Hence, direct public offerings are faster, cheaper, and have fewer regulations as compared to initial public offerings.

How Does Direct Listing Work?

Direct listing facilities are only provided by certain stock exchanges. Hence, if a company wants to do a direct listing, they would have to select a specified stock exchange. Then they would have to register for a direct listing. After that is done, the company generally ties up with a network of brokers, which can provide them with the required last-mile connectivity.

Once such a tie-up is completed, the company published advertisements soliciting offers from the public. The public is supposed to fill in the application and pay the amount directly to the brokers. The commission for the services of the broker will be paid by the company. However, such commissions are much lower than the fees which have to be paid to investment bankers.
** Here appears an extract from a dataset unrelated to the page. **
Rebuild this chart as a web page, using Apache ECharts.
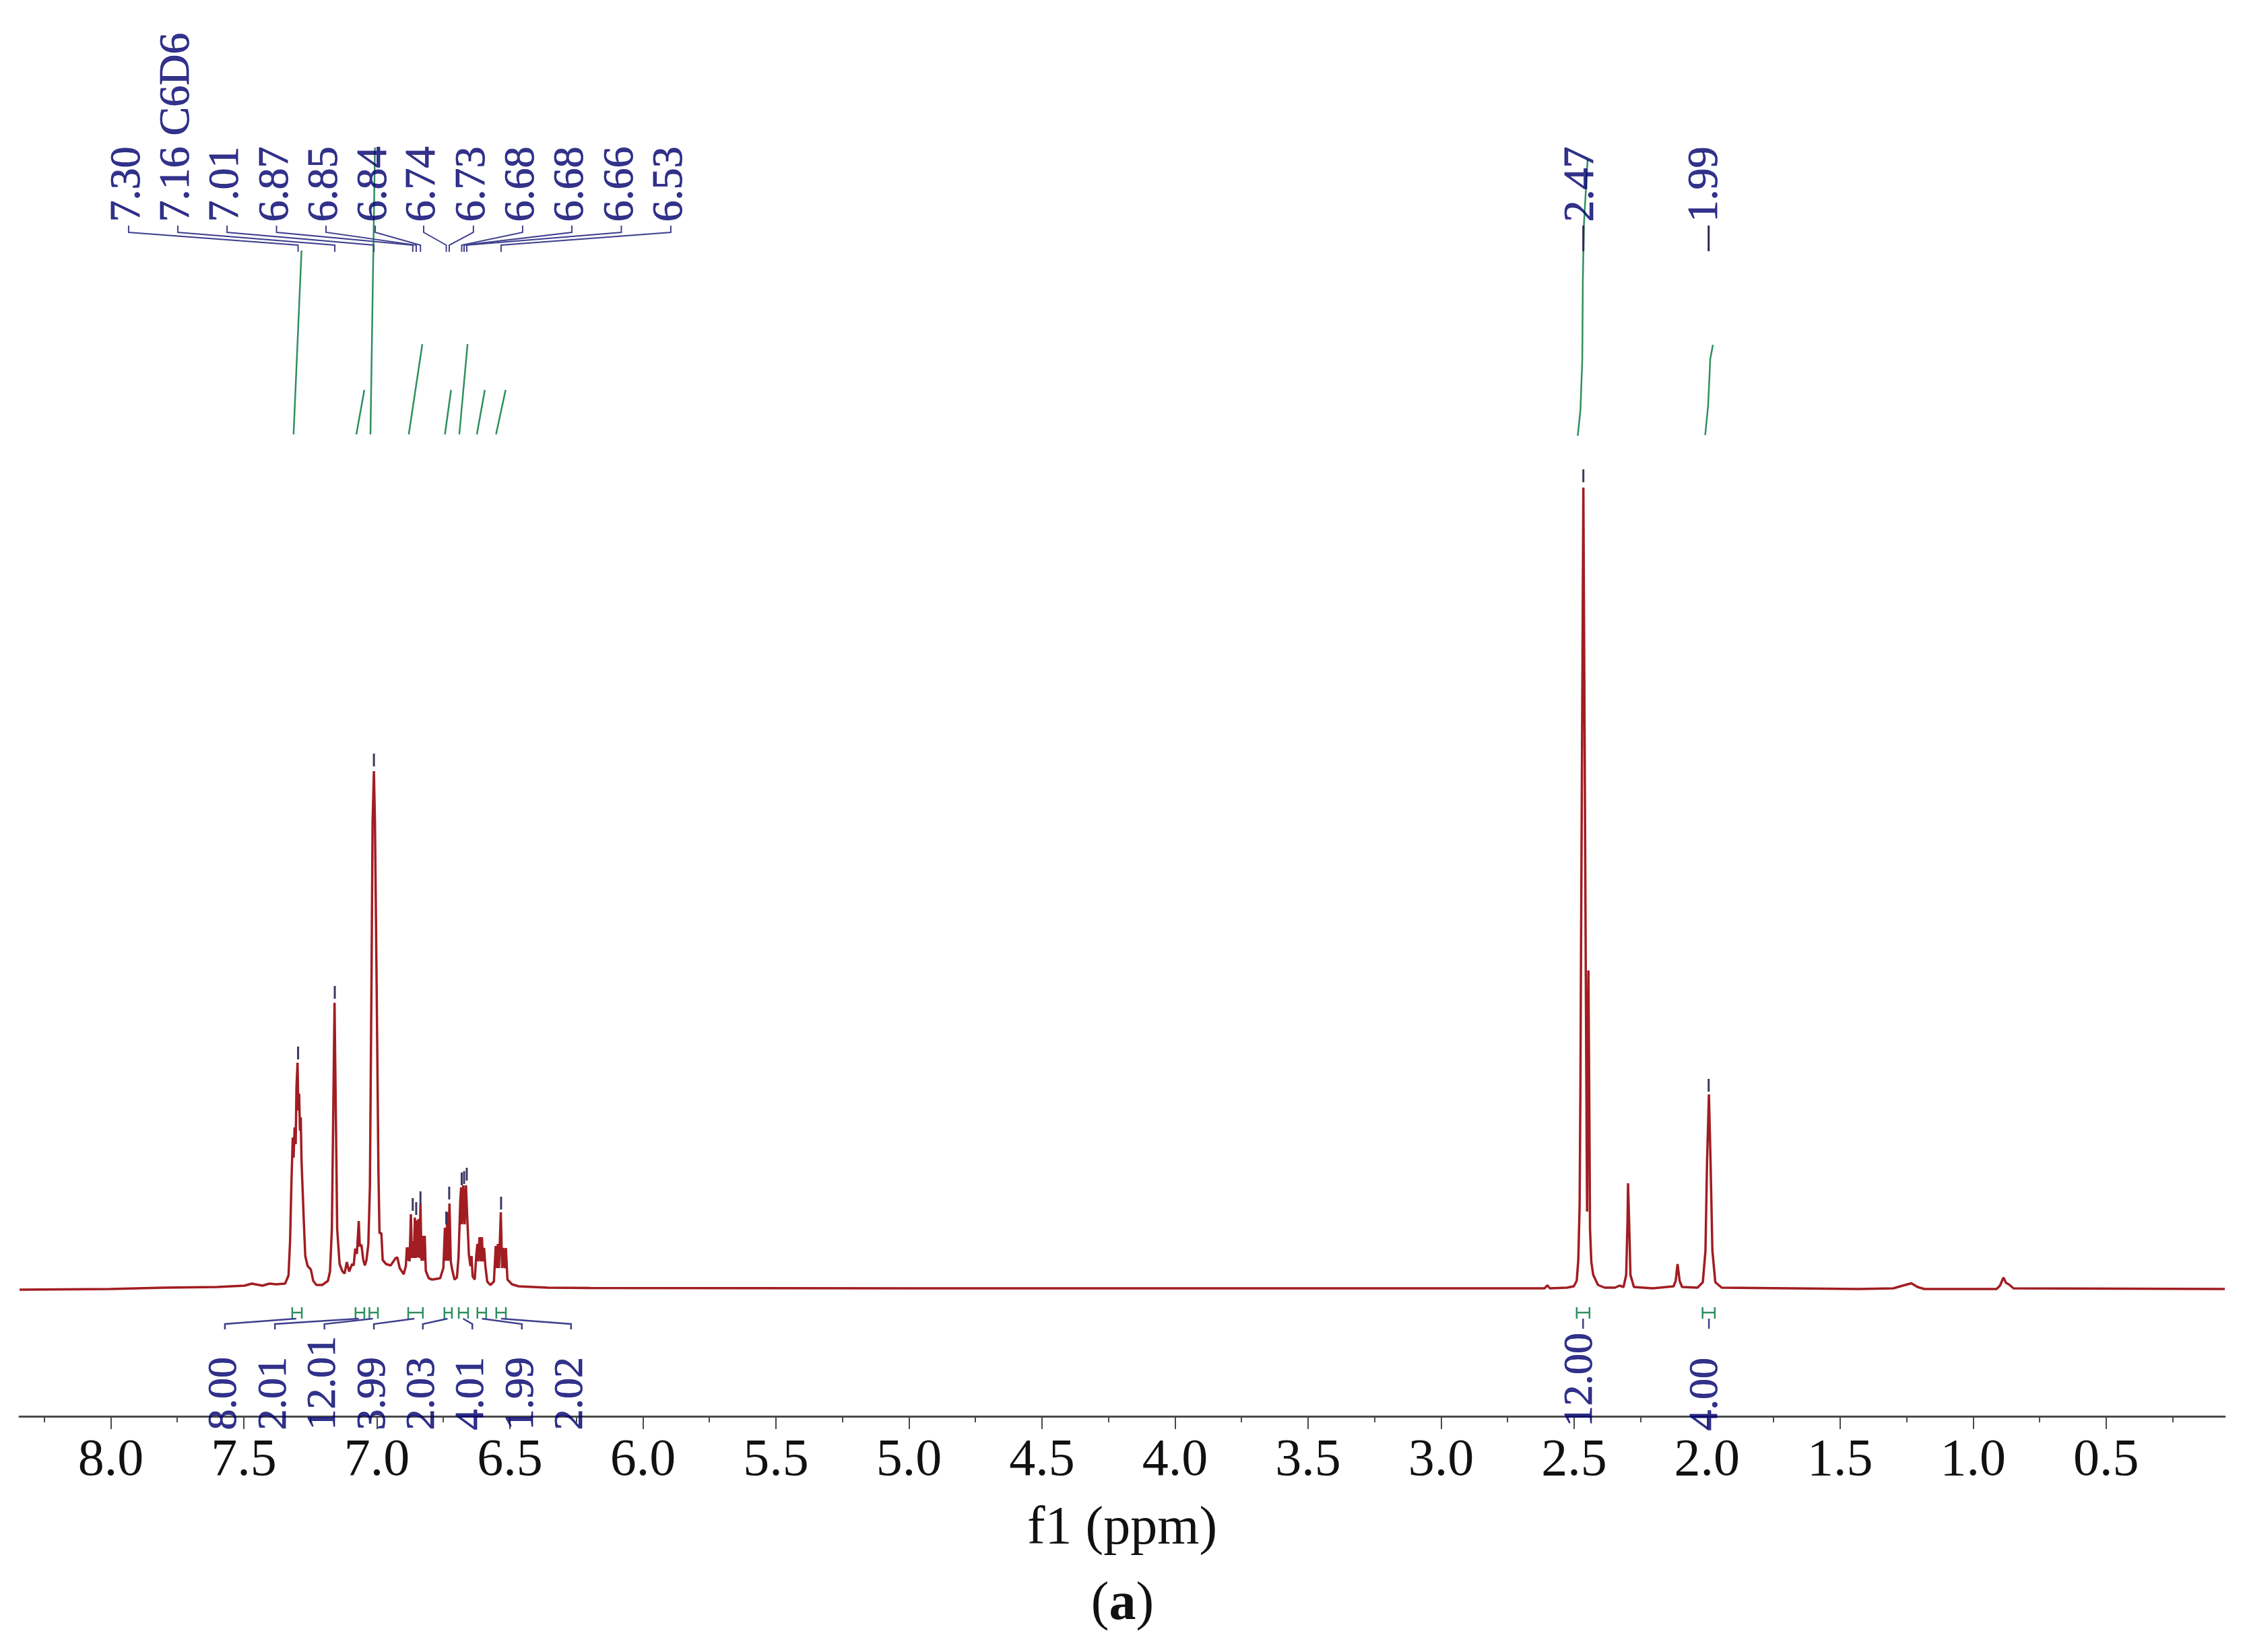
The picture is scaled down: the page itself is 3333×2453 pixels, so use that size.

Based on the applications received, the company will issue shares directly via the brokers. The underwriting and issue management services of investment bankers are completely circumvented in these issues. The issuing company does not go through a price discovery process. Instead, they directly offer shares at a fixed price. The minimum and maximum quantities per investor are also decided by the issuing company.

Advantages of Direct Public Offerings

Direct public offerings provide smaller companies a chance to tap the stock exchanges to raise more money. If they tap the stock exchange, then they are not completely at the mercy of banks and venture capital firms. Generally, regulations and high floatation costs were the deterrents for these firms. With initial public offerings, both these deterrents can be eliminated.

Disadvantages of Direct Public Offerings

Direct public offerings are unlikely to go mainstream in the near future. They are only used by small companies who do not have the cash flow required to engage an investment banker. It is likely to remain that way for some time. This is because direct public offerings have a lot of disadvantages. Some of them have been listed below:

  • Firstly, the issuing company does not have any safety net. This means that since there is no underwriting, there is actually no guarantee that all the shares issued will actually be subscribed to by the public. Direct public offerings have a much higher probability of failure as compared to initial public offerings.

  • Also, since there are no investment bankers, there will be no anchor investors, i.e., institutional investors who hold the shares for a long time. It is likely that all the issued shares may go into the hands of speculators, and hence there might be a lot of volatility in the shares.

  • The lack of investment bankers means that there will not be any greenshoe option that can be exercised in order to stabilize the prices. The issuing company will have no way to control the prices of the shares once they have been launched in the open market.

  • Since there is no lock-in period for the promoters, the direct public offering mechanism can be used to conduct fraud. The promoters can sell their own shares once the company goes public. The investors will end up holding a large chunk of the shares before they find out that the company does not have the cash flow to back the valuation.

The bottom line is that direct public offerings are an offbeat mechanism that is used by some companies to raise funds. It has a lot of disadvantages as compared to an IPO. Hence, it is unlikely to make the IPO obsolete, at least in the near future.